Task statement:
Reproduce every record exactly as it appears, but not the pictures.
━━ Working data ━━
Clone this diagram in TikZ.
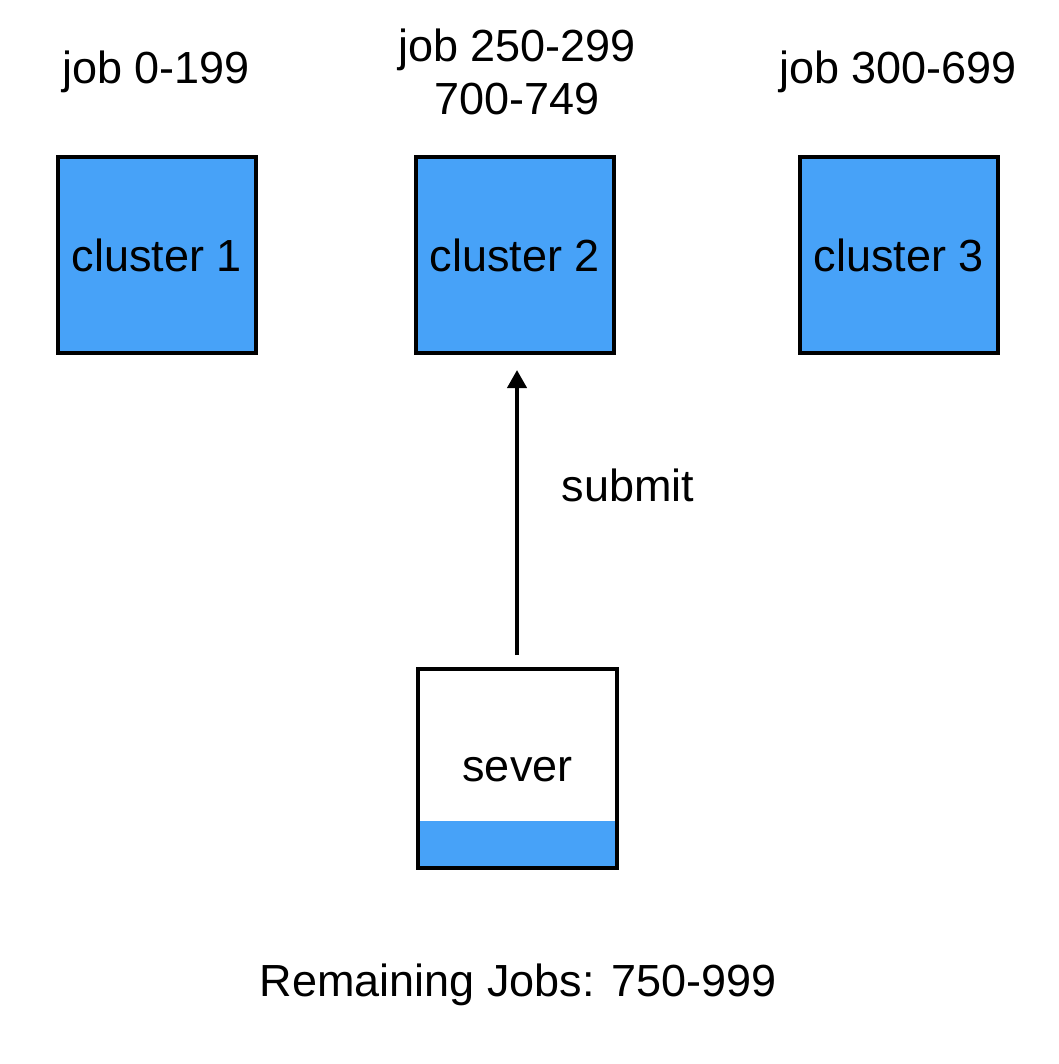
\documentclass[tikz,border=0pt]{standalone}
\usepackage{fontspec}
\setmainfont{Liberation Sans}
\usetikzlibrary{arrows.meta}
\definecolor{boxblue}{HTML}{47A2F8}
\begin{document}
\begin{tikzpicture}[x=1pt,y=-1pt,
  lbl/.style={font=\fontsize{45}{53}\selectfont, inner sep=0pt, align=center},
  cluster/.style={draw=black, line width=4pt, fill=boxblue, minimum width=198pt, minimum height=196pt, inner sep=0pt, font=\fontsize{45}{53}\selectfont}]
\useasboundingbox (0,0) rectangle (1058,1064);
\fill[white] (0,0) rectangle (1058,1064);
\node[cluster] (c1) at (157,255) {cluster 1};
\node[cluster] (c2) at (515,255) {cluster 2};
\node[cluster] (c3) at (899,255) {cluster 3};
\node[lbl] (t1) at (156,72) {job 0-199};
\node[lbl] (t2) at (517,72) {job 250-299\\700-749};
\node[lbl] (t3) at (898,72) {job 300-699};
% server
\coordinate (sTL) at (418,669);
\coordinate (sBR) at (617,868);
\fill[boxblue] (418,821) rectangle (617,868);
\draw[line width=4pt] (sTL) rectangle (sBR);
\node[lbl] (srv) at (517.5,770) {sever};
\coordinate (sv) at (517,655);
\coordinate (tip) at (517,370);
\draw[line width=4pt, -{Triangle[length=18pt,width=19pt]}] (sv) -- (tip);
\node[lbl] (sub) at (628,485) {submit};
\node[lbl] (rem) at (518,985) {Remaining Jobs: 750-999};
\end{tikzpicture}
\end{document}
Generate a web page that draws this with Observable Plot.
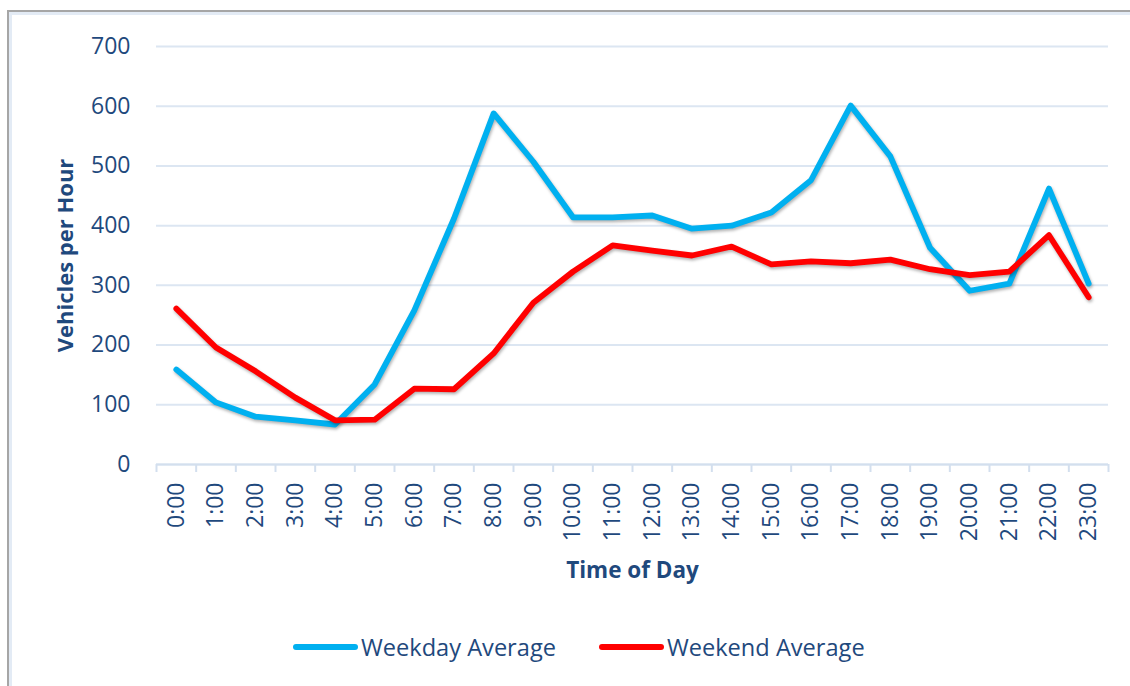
━━━
Exercise solution:
Clone this diagram in TikZ.
\documentclass[tikz,border=0pt]{standalone}
\usepackage{fontspec}
\setmainfont{Liberation Sans}
\usetikzlibrary{arrows.meta}
\definecolor{boxblue}{HTML}{47A2F8}
\begin{document}
\begin{tikzpicture}[x=1pt,y=-1pt,
  lbl/.style={font=\fontsize{45}{53}\selectfont, inner sep=0pt, align=center},
  cluster/.style={draw=black, line width=4pt, fill=boxblue, minimum width=198pt, minimum height=196pt, inner sep=0pt, font=\fontsize{45}{53}\selectfont}]
\useasboundingbox (0,0) rectangle (1058,1064);
\fill[white] (0,0) rectangle (1058,1064);
\node[cluster] (c1) at (157,255) {cluster 1};
\node[cluster] (c2) at (515,255) {cluster 2};
\node[cluster] (c3) at (899,255) {cluster 3};
\node[lbl] (t1) at (156,72) {job 0-199};
\node[lbl] (t2) at (517,72) {job 250-299\\700-749};
\node[lbl] (t3) at (898,72) {job 300-699};
% server
\coordinate (sTL) at (418,669);
\coordinate (sBR) at (617,868);
\fill[boxblue] (418,821) rectangle (617,868);
\draw[line width=4pt] (sTL) rectangle (sBR);
\node[lbl] (srv) at (517.5,770) {sever};
\coordinate (sv) at (517,655);
\coordinate (tip) at (517,370);
\draw[line width=4pt, -{Triangle[length=18pt,width=19pt]}] (sv) -- (tip);
\node[lbl] (sub) at (628,485) {submit};
\node[lbl] (rem) at (518,985) {Remaining Jobs: 750-999};
\end{tikzpicture}
\end{document}
Generate a web page that draws this with Observable Plot.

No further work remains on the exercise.